Source material

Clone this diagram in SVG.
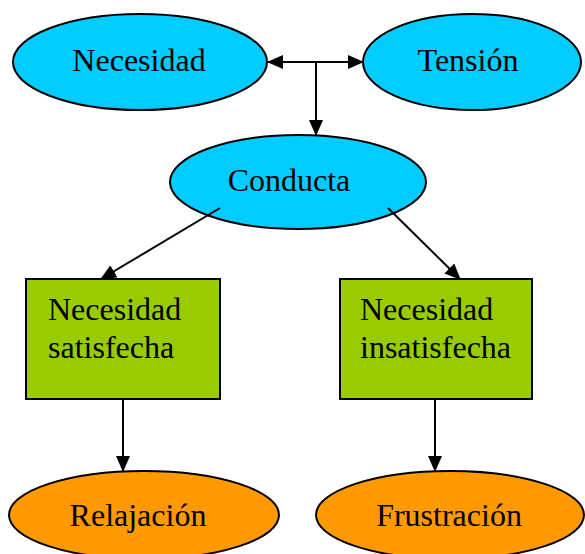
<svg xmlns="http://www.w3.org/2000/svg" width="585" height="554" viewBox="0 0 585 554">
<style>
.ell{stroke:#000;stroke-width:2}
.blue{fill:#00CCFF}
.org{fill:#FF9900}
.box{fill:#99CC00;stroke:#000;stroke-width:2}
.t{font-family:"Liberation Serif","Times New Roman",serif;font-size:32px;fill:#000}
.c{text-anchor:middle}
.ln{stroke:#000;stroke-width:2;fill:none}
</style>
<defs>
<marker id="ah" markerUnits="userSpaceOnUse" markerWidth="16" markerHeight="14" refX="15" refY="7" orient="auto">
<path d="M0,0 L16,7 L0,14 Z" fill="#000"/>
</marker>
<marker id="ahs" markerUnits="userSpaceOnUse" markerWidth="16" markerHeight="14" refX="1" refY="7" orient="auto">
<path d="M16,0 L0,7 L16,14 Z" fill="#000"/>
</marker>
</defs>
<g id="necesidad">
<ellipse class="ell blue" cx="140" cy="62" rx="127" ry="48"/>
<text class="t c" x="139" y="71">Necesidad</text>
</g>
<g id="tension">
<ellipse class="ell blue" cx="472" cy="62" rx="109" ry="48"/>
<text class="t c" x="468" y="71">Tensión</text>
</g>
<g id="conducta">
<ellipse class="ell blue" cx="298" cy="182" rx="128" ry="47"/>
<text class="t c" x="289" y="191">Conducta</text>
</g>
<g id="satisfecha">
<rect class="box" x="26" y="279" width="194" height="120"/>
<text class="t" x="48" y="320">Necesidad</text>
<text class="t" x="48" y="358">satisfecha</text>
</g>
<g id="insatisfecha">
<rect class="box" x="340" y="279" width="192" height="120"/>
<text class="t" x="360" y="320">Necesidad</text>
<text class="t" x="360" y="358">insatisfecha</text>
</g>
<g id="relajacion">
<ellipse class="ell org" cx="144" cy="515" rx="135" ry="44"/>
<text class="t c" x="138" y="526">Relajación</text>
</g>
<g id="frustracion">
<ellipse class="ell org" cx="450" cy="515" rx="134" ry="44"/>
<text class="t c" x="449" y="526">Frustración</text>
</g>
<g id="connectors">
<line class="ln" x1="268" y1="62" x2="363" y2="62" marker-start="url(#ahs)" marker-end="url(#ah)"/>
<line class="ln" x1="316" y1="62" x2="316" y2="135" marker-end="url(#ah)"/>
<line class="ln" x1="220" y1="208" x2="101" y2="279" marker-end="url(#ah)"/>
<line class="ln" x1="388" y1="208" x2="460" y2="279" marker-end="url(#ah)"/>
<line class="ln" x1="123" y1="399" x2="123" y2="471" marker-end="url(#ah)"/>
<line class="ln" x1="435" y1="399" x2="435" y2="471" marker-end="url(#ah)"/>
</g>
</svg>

Goal
Make an exact reproduction of the listing above, without any pictures.

Worked answer
Clone this diagram in SVG.
<svg xmlns="http://www.w3.org/2000/svg" width="585" height="554" viewBox="0 0 585 554">
<style>
.ell{stroke:#000;stroke-width:2}
.blue{fill:#00CCFF}
.org{fill:#FF9900}
.box{fill:#99CC00;stroke:#000;stroke-width:2}
.t{font-family:"Liberation Serif","Times New Roman",serif;font-size:32px;fill:#000}
.c{text-anchor:middle}
.ln{stroke:#000;stroke-width:2;fill:none}
</style>
<defs>
<marker id="ah" markerUnits="userSpaceOnUse" markerWidth="16" markerHeight="14" refX="15" refY="7" orient="auto">
<path d="M0,0 L16,7 L0,14 Z" fill="#000"/>
</marker>
<marker id="ahs" markerUnits="userSpaceOnUse" markerWidth="16" markerHeight="14" refX="1" refY="7" orient="auto">
<path d="M16,0 L0,7 L16,14 Z" fill="#000"/>
</marker>
</defs>
<g id="necesidad">
<ellipse class="ell blue" cx="140" cy="62" rx="127" ry="48"/>
<text class="t c" x="139" y="71">Necesidad</text>
</g>
<g id="tension">
<ellipse class="ell blue" cx="472" cy="62" rx="109" ry="48"/>
<text class="t c" x="468" y="71">Tensión</text>
</g>
<g id="conducta">
<ellipse class="ell blue" cx="298" cy="182" rx="128" ry="47"/>
<text class="t c" x="289" y="191">Conducta</text>
</g>
<g id="satisfecha">
<rect class="box" x="26" y="279" width="194" height="120"/>
<text class="t" x="48" y="320">Necesidad</text>
<text class="t" x="48" y="358">satisfecha</text>
</g>
<g id="insatisfecha">
<rect class="box" x="340" y="279" width="192" height="120"/>
<text class="t" x="360" y="320">Necesidad</text>
<text class="t" x="360" y="358">insatisfecha</text>
</g>
<g id="relajacion">
<ellipse class="ell org" cx="144" cy="515" rx="135" ry="44"/>
<text class="t c" x="138" y="526">Relajación</text>
</g>
<g id="frustracion">
<ellipse class="ell org" cx="450" cy="515" rx="134" ry="44"/>
<text class="t c" x="449" y="526">Frustración</text>
</g>
<g id="connectors">
<line class="ln" x1="268" y1="62" x2="363" y2="62" marker-start="url(#ahs)" marker-end="url(#ah)"/>
<line class="ln" x1="316" y1="62" x2="316" y2="135" marker-end="url(#ah)"/>
<line class="ln" x1="220" y1="208" x2="101" y2="279" marker-end="url(#ah)"/>
<line class="ln" x1="388" y1="208" x2="460" y2="279" marker-end="url(#ah)"/>
<line class="ln" x1="123" y1="399" x2="123" y2="471" marker-end="url(#ah)"/>
<line class="ln" x1="435" y1="399" x2="435" y2="471" marker-end="url(#ah)"/>
</g>
</svg>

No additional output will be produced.